(Aim of the task):
Locate all lines with the word "matplotlib". Copy them.

(Collected material):
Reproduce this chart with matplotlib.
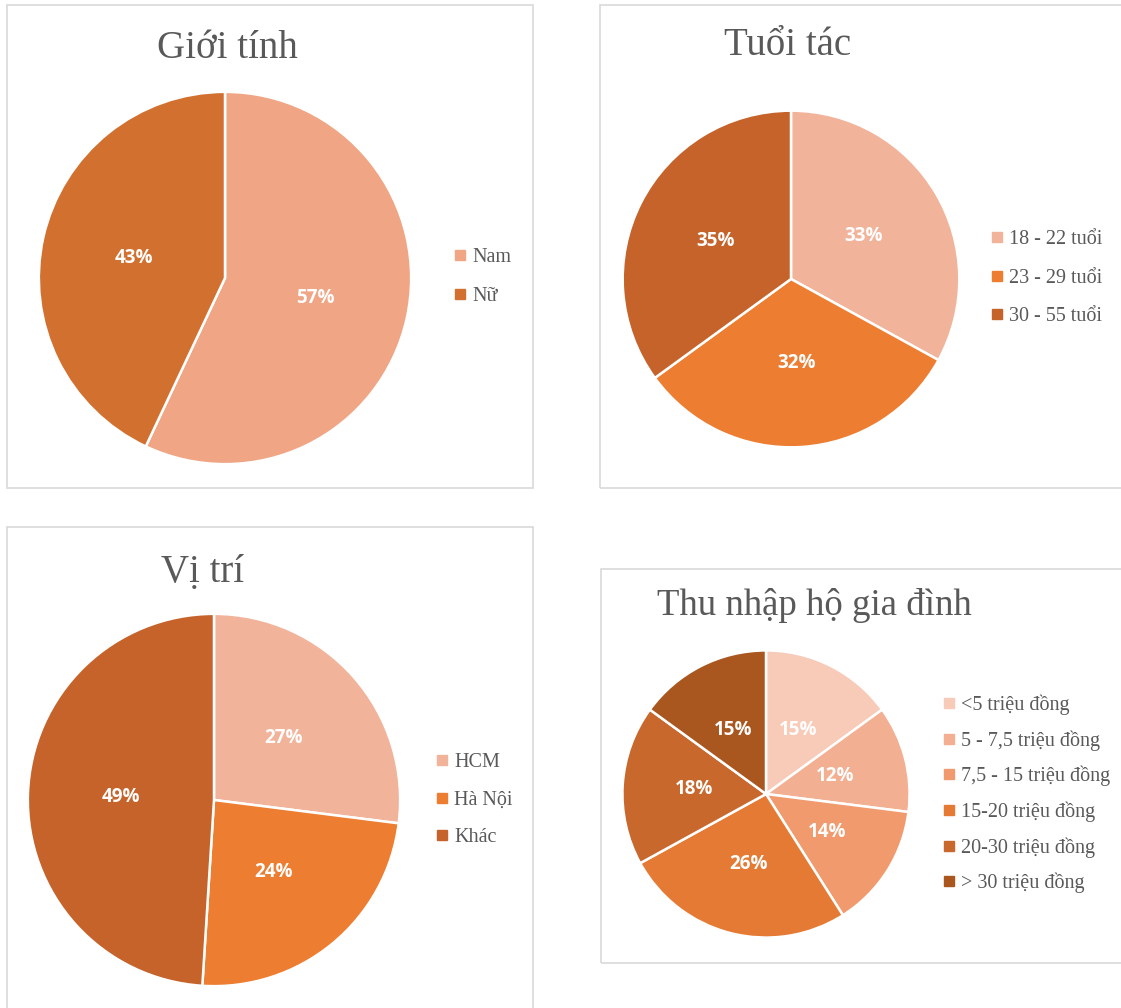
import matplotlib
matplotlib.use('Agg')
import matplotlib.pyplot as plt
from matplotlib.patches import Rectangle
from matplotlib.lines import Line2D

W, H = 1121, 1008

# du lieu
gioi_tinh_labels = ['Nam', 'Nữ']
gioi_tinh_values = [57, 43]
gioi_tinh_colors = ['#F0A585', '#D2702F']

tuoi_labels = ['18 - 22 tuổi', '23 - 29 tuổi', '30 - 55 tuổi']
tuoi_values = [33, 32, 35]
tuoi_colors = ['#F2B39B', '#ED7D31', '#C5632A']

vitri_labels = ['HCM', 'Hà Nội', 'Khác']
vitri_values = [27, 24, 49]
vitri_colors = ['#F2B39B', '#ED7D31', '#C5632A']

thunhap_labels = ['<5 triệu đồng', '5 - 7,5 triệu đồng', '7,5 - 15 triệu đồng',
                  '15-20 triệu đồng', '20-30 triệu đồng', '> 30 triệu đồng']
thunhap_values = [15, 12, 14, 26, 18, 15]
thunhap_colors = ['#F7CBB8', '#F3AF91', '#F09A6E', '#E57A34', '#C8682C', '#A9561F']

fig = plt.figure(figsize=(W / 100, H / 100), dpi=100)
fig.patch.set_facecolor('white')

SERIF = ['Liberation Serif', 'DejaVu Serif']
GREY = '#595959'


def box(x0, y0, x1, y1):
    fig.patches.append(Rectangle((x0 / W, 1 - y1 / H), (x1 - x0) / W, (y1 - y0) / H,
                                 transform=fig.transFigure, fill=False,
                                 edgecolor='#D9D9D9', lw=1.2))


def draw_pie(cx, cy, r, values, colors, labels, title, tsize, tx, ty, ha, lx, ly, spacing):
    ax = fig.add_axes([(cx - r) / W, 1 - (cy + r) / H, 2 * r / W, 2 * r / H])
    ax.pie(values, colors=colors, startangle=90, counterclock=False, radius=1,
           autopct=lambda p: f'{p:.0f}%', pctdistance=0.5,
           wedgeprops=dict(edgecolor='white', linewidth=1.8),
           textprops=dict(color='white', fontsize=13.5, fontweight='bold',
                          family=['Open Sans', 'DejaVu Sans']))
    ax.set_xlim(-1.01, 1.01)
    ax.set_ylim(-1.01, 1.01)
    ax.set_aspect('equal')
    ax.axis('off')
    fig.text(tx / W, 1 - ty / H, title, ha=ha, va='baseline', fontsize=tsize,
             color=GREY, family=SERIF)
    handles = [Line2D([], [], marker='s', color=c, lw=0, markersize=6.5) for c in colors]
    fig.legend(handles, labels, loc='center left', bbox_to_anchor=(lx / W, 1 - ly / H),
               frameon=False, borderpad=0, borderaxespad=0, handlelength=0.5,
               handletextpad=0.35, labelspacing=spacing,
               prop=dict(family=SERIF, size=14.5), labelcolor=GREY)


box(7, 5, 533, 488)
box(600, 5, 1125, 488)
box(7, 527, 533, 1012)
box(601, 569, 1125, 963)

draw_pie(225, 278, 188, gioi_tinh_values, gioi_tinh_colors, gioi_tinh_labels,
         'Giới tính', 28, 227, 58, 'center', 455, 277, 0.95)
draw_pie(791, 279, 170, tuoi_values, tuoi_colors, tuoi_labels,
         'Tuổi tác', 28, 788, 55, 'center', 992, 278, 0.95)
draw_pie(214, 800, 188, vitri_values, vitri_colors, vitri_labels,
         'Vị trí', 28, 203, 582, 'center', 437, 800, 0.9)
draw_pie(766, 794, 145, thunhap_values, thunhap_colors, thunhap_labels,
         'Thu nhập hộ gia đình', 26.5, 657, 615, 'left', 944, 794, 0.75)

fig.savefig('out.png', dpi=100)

(Exercise output):
Reproduce this chart with matplotlib.
import matplotlib
matplotlib.use('Agg')
import matplotlib.pyplot as plt
from matplotlib.patches import Rectangle
from matplotlib.lines import Line2D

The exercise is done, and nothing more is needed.